Unternehmer Ludwig Görtz trifft Dirigent Christoph von Dohnányi.

Abendblatt:

Sie kommen aus ganz unterschiedlichen Berufen - ist Ihre große Gemeinsamkeit mit den Begriffen Autorität und Führungskompetenz treffend beschrieben?

Christoph von Dohnányi:

Schon, aber es gibt Strukturen, die heute sehr viel mehr auf dem altmodischen Begriff der "Autorität" aufbauen, im Sport zum Beispiel, das ist eine unglaublich autoritäre Menschenführung. Einer bestimmt - und wenn's nicht läuft, fliegt der Trainer raus. Das war in meinem Beruf - und in Ihrem sicher auch - eher früher so.

Ludwig Görtz:

Ja, früher war das Patriarchalische von größerer Bedeutung. Wenn allerdings ein Dirigent beide Arme hebt, sagt schon die Körpersprache: Alles hört auf mein Kommando.

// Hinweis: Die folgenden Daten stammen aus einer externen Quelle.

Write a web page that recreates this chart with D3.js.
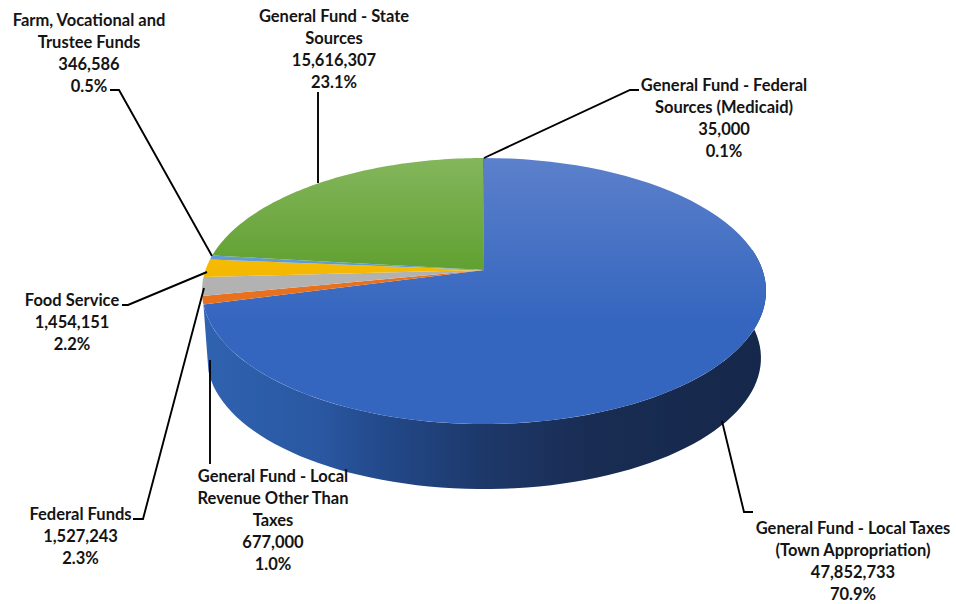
<!DOCTYPE html>
<html><head><meta charset="utf-8">
<script src="https://cdnjs.cloudflare.com/ajax/libs/d3/7.8.5/d3.min.js"></script>
<style>html,body{margin:0;background:#fff}svg{display:block}text{font-family:Lato,"Open Sans",sans-serif;font-weight:700;font-size:16.5px;fill:#141414}</style>
</head><body><svg id="c" width="956" height="604"></svg>
<script>
const categories=["General Fund - Local Taxes (Town Appropriation)","General Fund - Local Revenue Other Than Taxes","Federal Funds","Food Service","Farm, Vocational and Trustee Funds","General Fund - State Sources","General Fund - Federal Sources (Medicaid)"];
const values=[47852733,677000,1527243,1454151,346586,15616307,35000];
const valueLabels=["47,852,733","677,000","1,527,243","1,454,151","346,586","15,616,307","35,000"];
const percents=["70.9%","1.0%","2.3%","2.2%","0.5%","23.1%","0.1%"];
const labelLines=[["General Fund - Local Taxes","(Town Appropriation)"],["General Fund - Local","Revenue Other Than","Taxes"],["Federal Funds"],["Food Service"],["Farm, Vocational and","Trustee Funds"],["General Fund - State","Sources"],["General Fund - Federal","Sources (Medicaid)"]];
// layout (not data)
const labelPos=[[853,534],[273,482],[80.5,520],[72,306],[89,26],[334,22],[724,91]];
const leaders=[
 [[722,421],[744,512],[753,512]],
 [[210,360],[210,464]],
 [[204,288],[143,519],[133,519]],
 [[207,272],[128,305],[122,305]],
 [[212,256],[119,90],[110,90]],
 [[318,183],[318,92]],
 [[484,158],[630,90],[639,90]]
];
const topColors=[["#5c80cb","#3566bf"],["#ee7d2c","#e8711f"],["#a4a4a4","#b2b2b2"],["#ffc81a","#f5b800"],["#6fa5d8","#5e9bd3"],["#84b65c","#5f9f2f"],["#2f5597","#2f5597"]];
const cx=484,cy=270,b=278.5,a=129.7,k=0.158;
const proj=t=>{const u=Math.sin(t),v=Math.cos(t),d=1+k*v;return [cx+b*u/d,cy-a*v/d];};
const lower=p=>[cx+(p[0]-cx)*0.982,358+(p[1]-291)*0.985];
const arcs=d3.pie().sort(null).value(d=>d)(values);
const svg=d3.select("#c"),defs=svg.append("defs");
const sg=defs.append("linearGradient").attr("id","side").attr("gradientUnits","userSpaceOnUse").attr("x1",205).attr("x2",766).attr("y1",0).attr("y2",0);
[[0,"#2f62b0"],[.2,"#2a58a2"],[.31,"#234a8c"],[.5,"#1d3869"],[.7,"#192c52"],[1,"#15274a"]].forEach(s=>sg.append("stop").attr("offset",s[0]).attr("stop-color",s[1]));
topColors.forEach((c,i)=>{const g=defs.append("linearGradient").attr("id","t"+i).attr("gradientUnits","userSpaceOnUse").attr("x1",0).attr("x2",0).attr("y1",158).attr("y2",i==0?320:275);
 g.append("stop").attr("offset",0).attr("stop-color",c[0]);g.append("stop").attr("offset",1).attr("stop-color",c[1]);});
const line=d3.line();
const sample=(t0,t1)=>d3.range(0,81).map(i=>t0+(t1-t0)*i/80);
// the side wall: only the largest slice shows one
{
 const d=arcs[0];
 const t0=Math.PI/2-0.16,t1=d.endAngle;
 const top=sample(t0,t1).map(proj),bot=top.map(lower).reverse();
 svg.append("path").attr("d",line(top.concat(bot))+"Z").attr("fill","url(#side)");
}
// tops
arcs.forEach((d,i)=>{
 const pts=[[cx,cy]].concat(sample(d.startAngle,d.endAngle).map(proj));
 svg.append("path").attr("d",line(pts)+"Z").attr("fill",`url(#t${i})`);
});
// leaders
leaders.forEach(p=>svg.append("path").attr("d",line(p)).attr("fill","none").attr("stroke","#000").attr("stroke-width",1.9));
// labels
categories.forEach((c,i)=>{
 const lines=labelLines[i].concat([valueLabels[i],percents[i]]);
 const t=svg.append("text").attr("text-anchor","middle").attr("transform",`translate(${labelPos[i][0]},${labelPos[i][1]})`);
 lines.forEach((l,j)=>t.append("tspan").attr("x",0).attr("y",j*22).text(l));
});
</script></body></html>
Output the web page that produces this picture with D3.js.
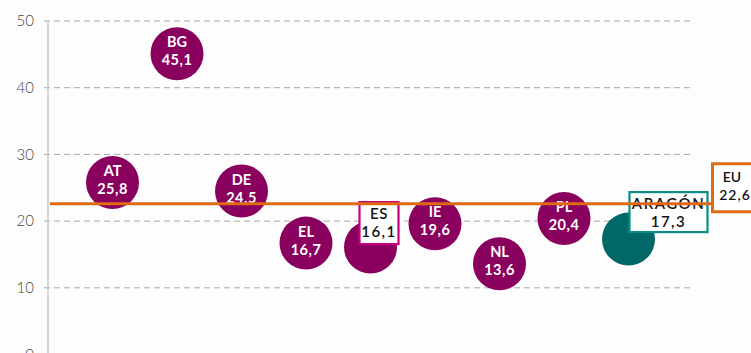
<!DOCTYPE html>
<html>
<head>
<meta charset="utf-8">
<script src="https://cdn.jsdelivr.net/npm/d3@7"></script>
<style>
  html, body { margin: 0; padding: 0; background: #fdfdfd; }
  svg { display: block; }
</style>
</head>
<body>
<svg id="chart" width="751" height="353"></svg>
<script>
// Regions and their values
const regions = ["AT", "BG", "DE", "EL", "ES", "IE", "NL", "PL", "ARAGÓN"];
const values  = [25.8, 45.1, 24.5, 16.7, 16.1, 19.6, 13.6, 20.4, 17.3];
const yTicks  = [0, 10, 20, 30, 40, 50];
const euLabel = "EU";
const euValue = 22.6;

const fmt = v => d3.format(".1f")(v).replace(".", ",");

const W = 751, H = 353;
const left = 48, right = 693;
const svg = d3.select("#chart");

const x = d3.scalePoint().domain(regions).range([left, right]).padding(1);
const y = d3.scaleLinear().domain([0, 50]).range([354.5, 21]);

// Dashed horizontal gridlines
svg.append("g")
  .selectAll("line")
  .data(yTicks)
  .join("line")
  .attr("x1", left - 4).attr("x2", right)
  .attr("y1", d => y(d)).attr("y2", d => y(d))
  .attr("stroke", "#a8a8a8")
  .attr("stroke-width", 1)
  .attr("stroke-dasharray", "6,4");

// Left axis with tick labels
const yAxis = d3.axisLeft(y).tickValues(yTicks).tickSize(0).tickPadding(14);
const gAxis = svg.append("g").attr("transform", `translate(${left},0)`).call(yAxis);
gAxis.select(".domain").remove();
gAxis.selectAll("text")
  .attr("font-family", "Lato, 'Open Sans', sans-serif")
  .attr("font-weight", 300)
  .attr("font-size", 15)
  .attr("fill", "#444");

svg.append("line")
  .attr("x1", left).attr("x2", left)
  .attr("y1", y(50)).attr("y2", H)
  .attr("stroke", "#c8c8c8").attr("stroke-width", 1.5);

const data = regions.map((r, i) => ({ r, v: values[i] }));
const isHome = d => d.r === "ARAGÓN";
const isBoxed = d => d.r === "ES" || d.r === "ARAGÓN";
const R = 26.5;

// Bubbles
svg.append("g")
  .selectAll("circle")
  .data(data)
  .join("circle")
  .attr("cx", d => x(d.r))
  .attr("cy", d => y(d.v))
  .attr("r", R)
  .attr("fill", d => isHome(d) ? "#006866" : "#8a005e");

// White labels inside the bubbles
const inner = svg.append("g")
  .attr("font-family", "Lato, 'Open Sans', sans-serif")
  .attr("font-weight", 700)
  .attr("font-size", 14.5)
  .attr("fill", "#fff")
  .attr("text-anchor", "middle");
data.filter(d => !isBoxed(d)).forEach(d => {
  inner.append("text").attr("x", x(d.r)).attr("y", y(d.v) - 6.5).text(d.r);
  inner.append("text").attr("x", x(d.r)).attr("y", y(d.v) + 11.5)
    .attr("letter-spacing", 0.5).text(fmt(d.v));
});

// Boxed callouts (ES and ARAGÓN)
const boxes = [
  { d: data[4], dx: -11, dy: -45, w: 39, h: 42, stroke: "#c4007f", ls: 0.5 },
  { d: data[8], dx: 1, dy: -47, w: 78, h: 40, stroke: "#0a8c88", ls: 1.5 }
];
const gBox = svg.append("g");
boxes.forEach(b => {
  const bx = x(b.d.r) + b.dx, by = y(b.d.v) + b.dy;
  gBox.append("rect")
    .attr("x", bx).attr("y", by).attr("width", b.w).attr("height", b.h)
    .attr("fill", "#fff").attr("stroke", b.stroke).attr("stroke-width", 2.2);
  const t = gBox.append("g")
    .attr("font-family", "Lato, 'Open Sans', sans-serif")
    .attr("font-weight", 600)
    .attr("font-size", 15)
    .attr("fill", "#111")
    .attr("text-anchor", "middle");
  t.append("text").attr("x", bx + b.w / 2).attr("y", by + 17)
    .attr("letter-spacing", b.ls).text(b.d.r);
  t.append("text").attr("x", bx + b.w / 2).attr("y", by + 35)
    .attr("letter-spacing", 1.5).text(fmt(b.d.v));
});

// EU reference line and its label
const euBoxX = 711;
svg.append("line")
  .attr("x1", left + 2).attr("x2", euBoxX)
  .attr("y1", y(euValue)).attr("y2", y(euValue))
  .attr("stroke", "#e06a12").attr("stroke-width", 3);

const eby = y(euValue) - 40;
svg.append("rect")
  .attr("x", euBoxX + 1.5).attr("y", eby).attr("width", 60).attr("height", 48)
  .attr("fill", "#fff").attr("stroke", "#e06a12").attr("stroke-width", 3);
const et = svg.append("g")
  .attr("font-family", "Lato, 'Open Sans', sans-serif")
  .attr("font-weight", 600)
  .attr("font-size", 14)
  .attr("fill", "#111")
  .attr("text-anchor", "middle");
et.append("text").attr("x", euBoxX + 21).attr("y", eby + 18).text(euLabel);
et.append("text").attr("x", euBoxX + 24).attr("y", eby + 36).attr("letter-spacing", 1).text(fmt(euValue));
</script>
</body>
</html>
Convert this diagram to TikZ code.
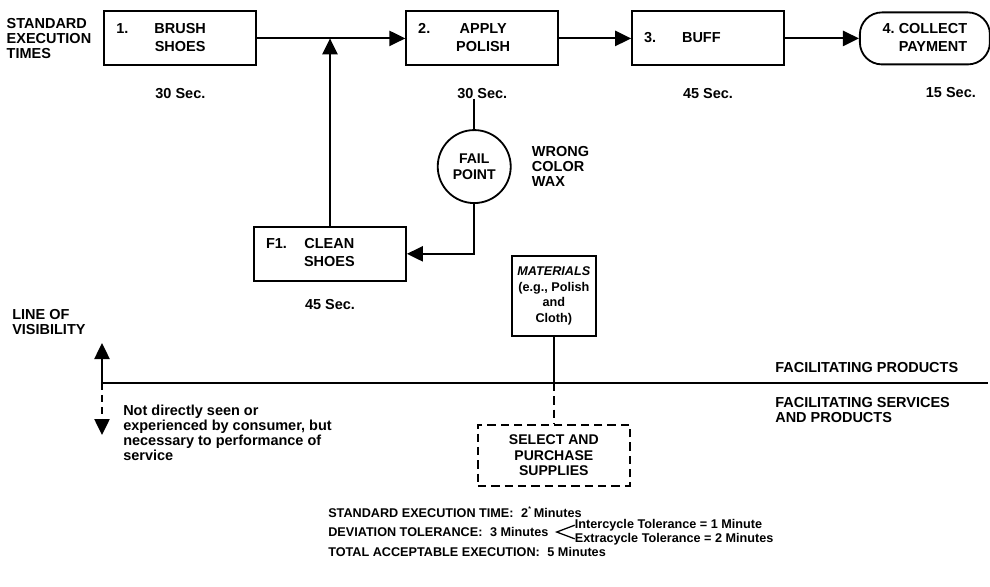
\documentclass[tikz,border=0pt]{standalone}
\usepackage{fontspec}
\setmainfont{Liberation Sans}
\usepackage{tikz}
\usetikzlibrary{arrows.meta, positioning}

\newcommand{\stepnum}[2]{\makebox[0.95cm][l]{#1}\begin{tabular}[t]{@{}c@{}}#2\end{tabular}}

\begin{document}
\begin{tikzpicture}[
    box/.style={rectangle, draw=black, line width=1.3pt, minimum width=3.8cm, minimum height=1.35cm, text width=3.2cm, inner xsep=0.3cm, align=left, font=\bfseries\fontsize{10.3}{12.8}\selectfont},
    endbox/.style={rectangle, rounded corners=0.55cm, draw=black, line width=1.3pt, minimum width=3.25cm, minimum height=1.3cm, align=center, font=\bfseries\fontsize{10.3}{12.8}\selectfont},
    failpt/.style={circle, draw=black, line width=1.3pt, minimum size=1.825cm, inner sep=0pt, align=center, font=\bfseries\fontsize{10}{11.4}\selectfont},
    matbox/.style={rectangle, draw=black, line width=1.3pt, minimum width=2.1cm, minimum height=2cm, inner sep=1pt, align=center, font=\bfseries\fontsize{9}{11}\selectfont},
    selbox/.style={rectangle, draw=black, line width=1.3pt, dash pattern=on 6pt off 3.5pt, minimum width=3.8cm, minimum height=1.525cm, align=center, font=\bfseries\fontsize{10}{11}\selectfont},
    secs/.style={inner sep=0pt, font=\bfseries\fontsize{10.3}{12}\selectfont},
    note/.style={inner sep=0pt, align=left, font=\bfseries\fontsize{10.3}{10.7}\selectfont},
    foot/.style={inner sep=0pt, align=left, font=\bfseries\fontsize{9}{10.5}\selectfont},
    link/.style={line width=1.3pt},
    dashlink/.style={line width=1.3pt, dash pattern=on 6pt off 3.5pt},
    arrow/.style={-{Triangle[length=0.4cm, width=0.38cm]}, line width=1.3pt}
]
\useasboundingbox (0,0) rectangle (24.75,-14.65);

\node[box] (brush) at (4.51,-0.96) {\stepnum{1.}{BRUSH\\SHOES}};
\node[box, right=3.7cm of brush] (polish) {\stepnum{2.}{APPLY\\POLISH}};
\node[box, right=1.8cm of polish] (buff) {\stepnum{3.}{BUFF}};
\node[endbox, right=1.85cm of buff] (payment) {4.\ \begin{tabular}[t]{@{}c@{}}COLLECT\\PAYMENT\end{tabular}};

\node[note, left=0.3cm of brush] (stdtimes) {STANDARD\\EXECUTION\\TIMES};

\node[secs, below=0.54cm of brush] (sec1) {30 Sec.};
\node[secs, below=0.54cm of polish] (sec2) {30 Sec.};
\node[secs, below=0.54cm of buff] (sec3) {45 Sec.};
\node[secs, below=0.54cm of payment, xshift=0.65cm] (sec4) {15 Sec.};

\node[failpt, below=0.76cm of sec2, xshift=-0.2cm] (fail) {FAIL\\POINT};
\node[note, right=0.5cm of fail] (wrong) {WRONG\\COLOR\\WAX};

\node[box, below=3.99cm of brush, xshift=3.74cm] (clean) {\stepnum{F1.}{CLEAN\\SHOES}};
\node[secs, below=0.43cm of clean] (sec5) {45 Sec.};

\node[matbox, right=2.6cm of clean, yshift=-1.05cm] (mat) {\textit{MATERIALS}\\(e.g., Polish\\and\\Cloth)};
\node[selbox, below=2.175cm of mat] (select) {SELECT AND\\PURCHASE\\SUPPLIES};

\coordinate (vis) at (2.55,-9.575);
\coordinate (visend) at (24.7,-9.575);
\coordinate (visup) at (2.55,-8.575);
\coordinate (visdown) at (2.55,-10.875);
\coordinate (join) at (clean.north |- brush.east);
\coordinate (cross) at (mat.south |- vis);

\node[note, anchor=west] (lov) at (0.3,-8.06) {LINE OF\\VISIBILITY};
\node[note, anchor=north west] (unseen) at (3.075,-10.11) {Not directly seen or\\experienced by consumer, but\\necessary to performance of\\service};
\node[note, anchor=west] (facprod) at (19.375,-9.2) {FACILITATING PRODUCTS};
\node[note, anchor=west] (facserv) at (19.375,-10.26) {FACILITATING SERVICES\\AND PRODUCTS};

\node[foot, anchor=west] (tstd) at (8.2,-12.8) {STANDARD EXECUTION TIME:\hspace{0.6em}2\textsuperscript{\tiny *}\,Minutes};
\node[foot, below=0.5cm of tstd.west, anchor=west] (tdev) {DEVIATION TOLERANCE:\hspace{0.6em}3 Minutes};
\node[foot, below=0.5cm of tdev.west, anchor=west] (ttot) {TOTAL ACCEPTABLE EXECUTION:\hspace{0.6em}5 Minutes};
\coordinate[right=0.2cm of tdev.east] (chev);
\node[foot, anchor=west] (inter) at ([shift={(0.45cm,0.17cm)}]chev) {Intercycle Tolerance = 1 Minute};
\node[foot, anchor=west] (extra) at ([shift={(0.45cm,-0.17cm)}]chev) {Extracycle Tolerance = 2 Minutes};

\draw[arrow] (brush) -- (polish);
\draw[arrow] (polish) -- (buff);
\draw[arrow] (buff) -- (payment);
\draw[arrow] (clean) -- (join);

\draw[link] (fail.north |- sec2.south) -- (fail);
\draw[arrow] (fail) |- (clean);

\draw[link] (vis) -- (visend);
\draw[arrow] (vis) -- (visup);
\draw[arrow, dash pattern=on 5pt off 3.5pt] (vis) -- (visdown);

\draw[link] (mat) -- (cross);
\draw[dashlink] (cross) -- (select);

\draw[line width=0.9pt] (inter.west) -- (chev) -- (extra.west);

\end{tikzpicture}
\end{document}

Das ist Autorität. Und wenn einer zu früh einsetzt, kriegt er womöglich eins mit dem Taktstock über. Das gibt es bei uns nicht mehr.

Dohnányi:

Das gibt es bei uns natürlich auch nicht mehr.

Abendblatt:

Nicht mehr ?

Dohnányi:

Nun ja, ich habe noch Toscanini gesehen. Wenn der rauskam und ihm passte das Parfüm eines Musikers nicht, hat er dem bloß ein kurzes "Out!" zugeraunt. Damals war Autorität wirklich Machtausübung.

Görtz:

Ich habe gerade ein Interview mit Anne-Sophie Mutter gelesen, die sagte: Dirigenten wollen herrschen. Das geht so in der Wirtschaft nicht mehr. Man muss mehr überzeugen als herrschen.

Dohnányi:

Ja, aber Frau Mutters Erziehung ist natürlich durch Karajan geprägt. Karajan ist eine ganz andere Generation. Der war wirklich der letzte Herrscher unter den Dirigenten. Sie haben vollkommen recht, heute muss man überzeugen, die Autorität wird nicht mehr einfach "verliehen" wie früher durch ein Erbe oder durch das Kapital.

Abendblatt:

Hat der veränderte Führungsstil Auswirkungen auf das Ergebnis?

Görtz:

Ich glaube ja. In der Unternehmensführung braucht man heute auch die Akzeptanz der Mitarbeiter, dann kann das Ergebnis deutlicher besser sein als vor 30, 40 Jahren, als qua Autorität ein Ziel vorgegeben wurde. Ist das bei Ihnen ähnlich?

Dohnányi:

Bestimmt sogar. Ein Orchester ist ein sehr heterogenes Kollektiv. Wir haben ein starkes Gemisch verschiedenster Denkweisen, ganz unterschiedlicher Menschen und Einflüsse ...

Görtz:

Frauen neuerdings!

Dohnányi:

Ja, Frauen! Ein Orchester ist ein ganz gutes Bild unserer Gesellschaft, das man mit einem Führungsstil überzeugen muss, der Resultate bringt. Letztendlich ist Ihr Beruf wie meiner: Wir sind alle resultatgebunden.

Görtz:

Am Ende zählt das Ergebnis.

Abendblatt:

Fühlen Sie sich an der Spitze manchmal einsam?

Görtz:

Gar nicht. Der Unternehmer kann das ganze Fachwissen gar nicht mehr allein beherrschen, er braucht also Berater.

Dohnányi:

Als Künstler ist man in gewisser Weise immer einsam, aber man hat als Partner immer die Kunst. In der Kunst ist die einzig ernst zu nehmende Autorität das Werk. Deswegen finden Sie heute sehr viel mehr Versuche, einem Werk die Buchstäblichkeit abzugewinnen. Es ist der Versuch, sich dem Werk unterzuordnen, allerdings kann kein Werk bestehen ohne die Individualität des Interpretierenden.

Abendblatt:

Hat Führen also auch mit Dienen zu tun?

Görtz:

Ja. Man dient dem Unternehmen, der Tradition, der Zukunftsfähigkeit. Zum Führen gehört auch Demut. Bescheidenheit. Realitätssinn. Damit man nicht die Bodenhaftung verliert.

Dohnányi:

(lächelt) Da hilft es, wenn man Hamburger ist.